JUAN GONZÁLEZ: And how many of the Guantánamo prisoners cleared for release are still being held there?

PARDISS KEBRIAEI: So right now there are 55, of the 122 people who remain, who have been cleared. And most of those men were cleared in 2009, like Muhammed and Abdul Nasser. The only reason they are there is because of politics, because—Muhammed and Abdul Nasser and dozens of other men were lucky and got out before congressional restrictions slammed down and barred their transfer, and before the Obama administration lost steam and basically didn’t make efforts to transfer people for many years. That is the only reason they’re there. And now there is this opening, this window of time when transfers have resumed again. They need to continue. We haven’t seen transfers in about two months.
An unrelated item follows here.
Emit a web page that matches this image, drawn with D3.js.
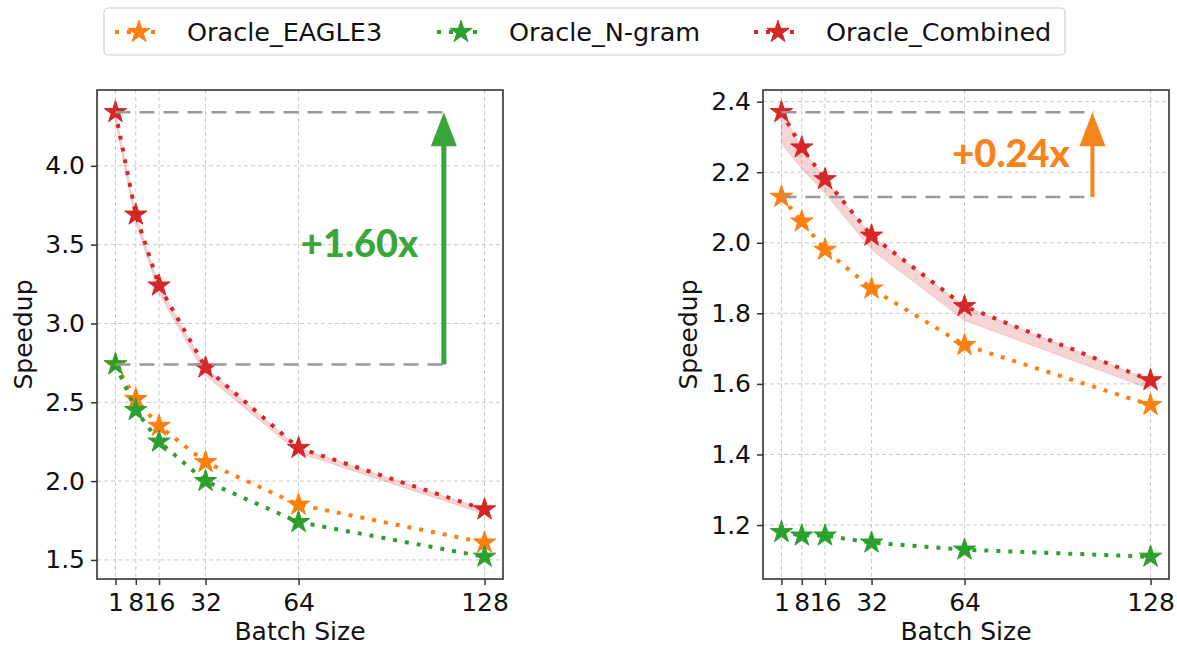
<!DOCTYPE html>
<html>
<head>
<meta charset="utf-8">
<script src="https://cdn.jsdelivr.net/npm/d3@7"></script>
<style>
  body { margin: 0; background: #fff; }
  text { font-family: "DejaVu Sans", sans-serif; fill: #111; }
</style>
</head>
<body>
<svg id="chart" width="1177" height="646"></svg>
<script>
// batch sizes on the x axis (shared by both panels)
const batchSizes = [1, 8, 16, 32, 64, 128]
const seriesNames = ["Oracle_EAGLE3", "Oracle_N-gram", "Oracle_Combined"]
const seriesColors = ["#ff7f0e", "#2ca02c", "#d62728"]

// left panel values
const leftEagle = [2.74, 2.52, 2.35, 2.12, 1.85, 1.61]
const leftNgram = [2.74, 2.45, 2.25, 2.00, 1.74, 1.52]
const leftCombined = [4.34, 3.69, 3.24, 2.72, 2.21, 1.82]
const leftBandLow = [4.28, 3.64, 3.19, 2.67, 2.18, 1.79]
const leftYTicks = [1.5, 2.0, 2.5, 3.0, 3.5, 4.0]

// right panel values
const rightEagle = [2.13, 2.06, 1.98, 1.87, 1.71, 1.54]
const rightNgram = [1.18, 1.17, 1.17, 1.15, 1.13, 1.11]
const rightCombined = [2.37, 2.27, 2.18, 2.02, 1.82, 1.61]
const rightBandLow = [2.28, 2.21, 2.14, 1.98, 1.78, 1.585]
const rightYTicks = [1.2, 1.4, 1.6, 1.8, 2.0, 2.2, 2.4]

// gain annotations: [base, top], label, arrow x (batch units), label position
const gainRanges = [[2.74, 4.34], [2.13, 2.37]]
const gainLabels = ["+1.60x", "+0.24x"]
const gainColors = ["#3aa53a", "#f5841c"]
const gainArrowX = [114, 108]
const gainLabelPos = [[85, 3.42], [80, 2.216]]

const svg = d3.select("#chart")

const panels = [
  { left: 97, right: 503, series: [leftEagle, leftNgram, leftCombined], band: leftBandLow, ticks: leftYTicks, g: 0, labelX: 32 },
  { left: 763, right: 1169, series: [rightEagle, rightNgram, rightCombined], band: rightBandLow, ticks: rightYTicks, g: 1, labelX: 697 }
]
const plotTop = 90, plotBottom = 579
const fontSize = 25

const star = d3.symbol().type(d3.symbolStar).size(155)

panels.forEach(p => {
  const g = svg.append("g")

  const x = d3.scaleLinear().domain([1 - 0.05 * 127, 128 + 0.05 * 127]).range([p.left, p.right])
  const all = p.series.flat().concat(p.band)
  const lo = d3.min(all), hi = d3.max(all), pad = (hi - lo) * 0.05
  const y = d3.scaleLinear().domain([lo - pad, hi + pad]).range([plotBottom, plotTop])

  // grid
  g.append("g").selectAll("line").data(batchSizes).join("line")
    .attr("x1", d => x(d)).attr("x2", d => x(d)).attr("y1", plotTop).attr("y2", plotBottom)
    .attr("stroke", "#c8c8c8").attr("stroke-width", 1).attr("stroke-dasharray", "4,3")
  g.append("g").selectAll("line").data(p.ticks).join("line")
    .attr("y1", d => y(d)).attr("y2", d => y(d)).attr("x1", p.left).attr("x2", p.right)
    .attr("stroke", "#c8c8c8").attr("stroke-width", 1).attr("stroke-dasharray", "4,3")

  // axes
  const xa = g.append("g").attr("transform", `translate(0,${plotBottom})`)
    .call(d3.axisBottom(x).tickValues(batchSizes).tickSize(6).tickPadding(8))
  const ya = g.append("g").attr("transform", `translate(${p.left},0)`)
    .call(d3.axisLeft(y).tickValues(p.ticks).tickFormat(d3.format(".1f")).tickSize(6).tickPadding(6))
  ;[xa, ya].forEach(a => {
    a.select(".domain").remove()
    a.selectAll("line").attr("stroke", "#333").attr("stroke-width", 1.5)
    a.selectAll("text").attr("font-size", fontSize).attr("fill", "#111")
      .attr("font-family", "DejaVu Sans, sans-serif")
  })

  // band under the combined curve
  const bandData = batchSizes.map((b, i) => ({ b, lo: p.band[i], hi: p.series[2][i] }))
  g.append("path").datum(bandData)
    .attr("d", d3.area().x(d => x(d.b)).y0(d => y(d.lo)).y1(d => y(d.hi)))
    .attr("fill", "#d62728").attr("fill-opacity", 0.2)
    .attr("stroke", "#d62728").attr("stroke-opacity", 0.15).attr("stroke-width", 1)

  // series lines + stars
  const line = d3.line().x(d => x(d[0])).y(d => y(d[1]))
  p.series.forEach((vals, si) => {
    const pts = batchSizes.map((b, i) => [b, vals[i]])
    g.append("path").datum(pts).attr("d", line)
      .attr("fill", "none").attr("stroke", seriesColors[si])
      .attr("stroke-width", 4).attr("stroke-dasharray", "4,8")
    g.append("g").selectAll("path").data(pts).join("path")
      .attr("d", star).attr("transform", d => `translate(${x(d[0])},${y(d[1])})`)
      .attr("fill", seriesColors[si]).attr("stroke", seriesColors[si]).attr("stroke-width", 1)
  })

  // frame
  g.append("rect").attr("x", p.left).attr("y", plotTop)
    .attr("width", p.right - p.left).attr("height", plotBottom - plotTop)
    .attr("fill", "none").attr("stroke", "#333").attr("stroke-width", 1.6)

  // gain annotation
  const [base, peak] = gainRanges[p.g]
  const ax = gainArrowX[p.g], col = gainColors[p.g]
  ;[base, peak].forEach(v => {
    g.append("line").attr("x1", x(1)).attr("x2", x(ax + 0.6)).attr("y1", y(v)).attr("y2", y(v))
      .attr("stroke", "#999").attr("stroke-width", 2.5).attr("stroke-dasharray", "15,9")
  })
  const headLen = 34, headW = 13
  g.append("line").attr("x1", x(ax)).attr("x2", x(ax)).attr("y1", y(base)).attr("y2", y(peak) + headLen - 2)
    .attr("stroke", col).attr("stroke-width", p.g === 0 ? 5 : 4)
  g.append("path")
    .attr("d", `M${x(ax)},${y(peak)} L${x(ax) - headW},${y(peak) + headLen} L${x(ax) + headW},${y(peak) + headLen} Z`)
    .attr("fill", col)
  g.append("text").attr("x", x(gainLabelPos[p.g][0])).attr("y", y(gainLabelPos[p.g][1]))
    .attr("text-anchor", "middle").attr("font-size", 38).attr("font-weight", 900)
    .style("font-family", "Lato, 'Open Sans', sans-serif").style("fill", col)
    .text(gainLabels[p.g])

  // axis labels
  g.append("text").attr("x", (p.left + p.right) / 2).attr("y", 640)
    .attr("text-anchor", "middle").attr("font-size", fontSize).text("Batch Size")
  g.append("text").attr("transform", `translate(${p.labelX},${(plotTop + plotBottom) / 2}) rotate(-90)`)
    .attr("text-anchor", "middle").attr("font-size", fontSize).text("Speedup")
})

// legend
const legend = svg.append("g")
legend.append("rect").attr("x", 104).attr("y", 8).attr("width", 961).attr("height", 47)
  .attr("rx", 4).attr("fill", "#fff").attr("stroke", "#d0d0d0").attr("stroke-width", 1.2)
const legendX = [139, 461, 778]
seriesNames.forEach((name, i) => {
  const lg = legend.append("g").attr("transform", `translate(${legendX[i]},32)`)
  lg.append("line").attr("x1", -24).attr("x2", 24).attr("stroke", seriesColors[i])
    .attr("stroke-width", 4).attr("stroke-dasharray", "4,8")
  lg.append("path").attr("d", star).attr("fill", seriesColors[i]).attr("stroke", seriesColors[i])
  lg.append("text").attr("x", 48).attr("y", 9).attr("font-size", 25.5).text(name)
})
</script>
</body>
</html>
But, you know, legally, legislatively, the administration has the authority and has the ability to transfer people. That needs to happen. There needs to be a special envoy appointed in the State Department to replace Clifford Sloan, who is no longer in that position. But it’s critical for those transfers to resume, and those 55 men—you know, I think the story just highlights just the arbitrariness of the fact that they’re there. They were cleared, like Abdul Nasser and Muhammed. Abdul Nasser and Muhammed are struggling, but they are rebuilding in freedom. And yet these other men remain trapped in Guantánamo.

AMY GOODMAN: Well, Pardiss, I want to thank you for being with us. We’ll link to your piece in Harper’s, “Life After Guantánamo: A Father and Son’s Story.” Pardiss Kebriaei, our guest, a staff attorney with the Center for Constitutional Rights, she represented Abdul Nasser Khantumani and his son Muhammed since 2008.